Saturday, December 05, 2009

Public Discourse Versus The Pundit Class

With the announcement this week that the US will send an additional 30,000 combat troops to Afghanistan, and the ensuing discussion and criticisms of this move by may, both left and right, it would be nice if our elite commentariat could discuss the issue in an intelligent, thoughtful manner. They could discuss whether the troop increase is warranted; whether it is large enough to be effective; whether the underlying strategic plan - increase troop strength in order to provide time for Afghanistan to improve its military and police forces to take up the slack once we leave - has any merit given the realities on the ground. Why, there could even be discussions over the cost, given that most pundits seem to think that reforming health care is too expensive.

These are the kinds of discussions we could be having. Instead, what Dana Milbank offers us is the following:
Some parishioners in the Church of Obama discovered last week that their spiritual leader is a false prophet.

--snip--

Obama had become to his youthful supporters a vessel for all of their liberal hopes. They saw him as a transformational figure who would end war, save the Earth from global warming, restore the economy -- and still be home for dinner.

This kind of piffle is one reason our politics is so broken; mindless jibber-jabber such as this, offered in one of the most important newspapers in the country, sucks far too much intelligence and thought from any discussion. Rather than discuss the issue of our policy in Afghanistan, we have to spend time pointing out that the entire premise of this column is flawed; that Milbank offers nothing in the way of actual evidence that there ever was a "Church of Obama", that his "followers" thought he could save the earth before sundown. This is typical, mindless, small-town gossip offered as serious political commentary.

This isn't public discourse so much as it is a church-lady wagging her finger (I know Milbank is a man, but just run with the pronoun, OK?) at someone who got too puffed up, too big for his britches, and is now being brought down a peg or two. Milbank is quite happy that Obama is facing opposition not because of any of the merits or demerits of his decision on Afghanistan - you never get the sense, reading this column, that Milbank has an opinion, or even any understanding of the issue - but because Milbank is a self-appointed guardian of our political class. Obama, young, brash, and black, has managed to remain popular during the first year of his Presidency even as the pundits fretted about all the things they have always fretted about. Even as Obama seemed to spurn their advice, and ignore their columns, and did all the things they said couldn't and shouldn't be done, he has remained popular.

These pundits are far less serious, thoughtful people with one eye on the national interest and the other on the costs and benefits of any policy.
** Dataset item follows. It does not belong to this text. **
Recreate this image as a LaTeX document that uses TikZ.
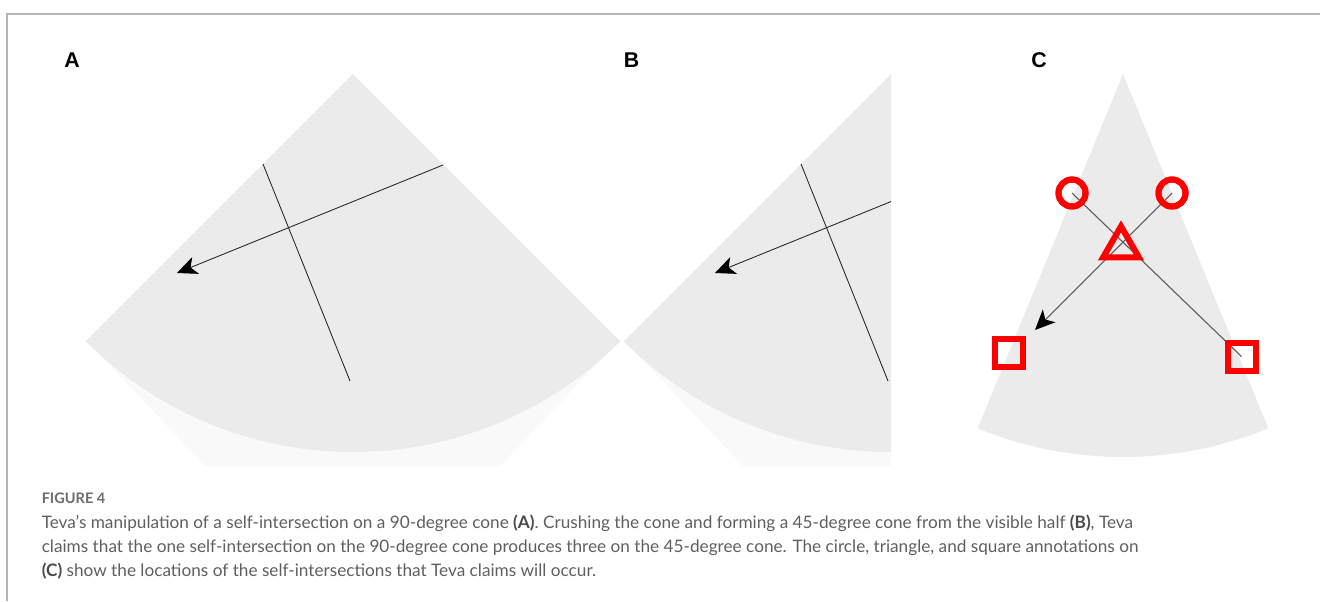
\documentclass[tikz,border=0pt]{standalone}
\usepackage{fontspec}
\newfontfamily\capfont{Lato}
\newfontfamily\lblfont{Liberation Sans}
\usetikzlibrary{arrows.meta,shapes.geometric}
\definecolor{fangray}{HTML}{EBEBEB}
\definecolor{shadowgray}{HTML}{F9F9F9}
\definecolor{framegray}{HTML}{B4B4B4}
\definecolor{captext}{HTML}{5F5F5F}
\definecolor{capbold}{HTML}{4A4A4A}
\definecolor{mkred}{HTML}{FF0000}
\tikzset{
  fan/.style={fill=fangray},
  fanshadow/.style={fill=shadowgray},
  frameline/.style={draw=framegray, line width=1.2pt},
  crossline/.style={draw=black!85, line width=0.65pt},
  conearrow/.style={-{Stealth[length=15pt,width=13.5pt,inset=4pt,color=black]}},
  cline/.style={draw=black!65, line width=0.8pt},
  panellabel/.style={font=\lblfont\bfseries\fontsize{16}{19}\selectfont, inner sep=0pt},
  captionline/.style={font=\capfont\fontsize{12.9}{18}\selectfont, text=captext, anchor=base west, inner sep=0pt},
  ringmark/.style={circle, draw=mkred, line width=4.5pt, minimum size=20.25pt, inner sep=0pt},
  boxmark/.style={rectangle, draw=mkred, line width=4.5pt, minimum size=21pt, inner sep=0pt},
  trimark/.style={regular polygon, regular polygon sides=3, draw=mkred, line width=4.5pt, minimum size=31pt, inner sep=0pt},
}
\newcommand{\bp}[1]{{\bfseries\color{capbold}#1}}
\begin{document}
\begin{tikzpicture}[x=0.75pt, y=-0.75pt]
\useasboundingbox (0,0) rectangle (1320,601);

% frame
\coordinate (frTR) at (1320,14);
\coordinate (frTL) at (7,14);
\coordinate (frBL) at (7,601);
\draw[frameline] (frTR) -- (frTL) -- (frBL);

% shadows
\fill[fanshadow] (87,341) -- (205,466) -- (500,466) -- (619,341) -- cycle;
\begin{scope}[xshift=403.5pt]
  \clip (-100,0) rectangle (353,601);
  \fill[fanshadow] (87,341) -- (205,466) -- (500,466) -- (619,341) -- cycle;
\end{scope}

% Panel A
\coordinate (Aapex) at (353,74);
\fill[fan] (Aapex) -- ++(135:378) arc[start angle=135, end angle=45, radius=378] -- cycle;
\coordinate (A1s) at (263,164);
\coordinate (A1e) at (350,381);
\coordinate (A2s) at (443,165);
\coordinate (A2e) at (177,273);
\draw[crossline] (A1s) -- (A1e);
\draw[crossline, conearrow] (A2s) -- (A2e);

% Panel B (left half of the same cone)
\begin{scope}[xshift=403.5pt]
  \clip (-100,0) rectangle (353,601);
  \coordinate (Bapex) at (353,74);
  \fill[fan] (Bapex) -- ++(135:378) arc[start angle=135, end angle=45, radius=378] -- cycle;
  \coordinate (B1s) at (263,164);
  \coordinate (B1e) at (350,381);
  \coordinate (B2s) at (443,165);
  \coordinate (B2e) at (177,273);
  \draw[crossline] (B1s) -- (B1e);
  \draw[crossline, conearrow] (B2s) -- (B2e);
\end{scope}

% Panel C
\coordinate (Capex) at (1123,74);
\fill[fan] (Capex) -- ++(112.3:383) arc[start angle=112.3, end angle=67.7, radius=383] -- cycle;
\node[ringmark] (cl) at (1072,193) {};
\node[ringmark] (cr) at (1172,193) {};
\node[boxmark] (sl) at (1009,353) {};
\node[boxmark] (sr) at (1241.5,356.5) {};
\coordinate (Ctip) at (1035,330);
\draw[cline] (cl.center) -- (sr.center);
\draw[cline, conearrow] (cr.center) -- (Ctip);
\node[trimark] (tri) at (1121,247) {};
\node[ringmark] at (cl) {};
\node[ringmark] at (cr) {};
\node[boxmark] at (sl) {};
\node[boxmark] at (sr) {};

% panel labels
\node[panellabel] (labA) at (72,60) {A};
\node[panellabel] (labB) at (631.5,60) {B};
\node[panellabel] (labC) at (1039,60) {C};

% caption
\node[captionline, font=\capfont\bfseries\fontsize{10.9}{12}\selectfont, text=black!58] (figno) at (41.5,503) {FIGURE 4};
\node[captionline] (cap1) at (41.5,528) {Teva’s manipulation of a self-intersection on a 90-degree cone \bp{(A)}. Crushing the cone and forming a 45-degree cone from the visible half \bp{(B)}, Teva};
\node[captionline] (cap2) at (41.5,552) {claims that the one self-intersection on the 90-degree cone produces three on the 45-degree cone. The circle, triangle, and square annotations on};
\node[captionline] (cap3) at (41.5,576) {\bp{(C)} show the locations of the self-intersections that Teva claims will occur.};
\end{tikzpicture}
\end{document}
They are that gaggle of old men and women who sit around the local diner, drinking cup after cup of coffee, ordering pie while they wink at the waitress, and believe, without any evidence whatsoever, that their views are important, their voices ought to be heeded, and that their inclusion of personal gossip is a necessary adjunct to discussing questions of real merit.

From this moment on, I rescind my own self-imposed decision not to resort to the short-hand used by some of referring to Washington insider journalism as "the Village". Milbank's column today is a wonderful distillation of the kind of small-town nonsense that is making it almost impossible to talk about questions of import with anything resembling intelligence. If Washington is, indeed, a Village, today, Milbank showed us who the village idiot is.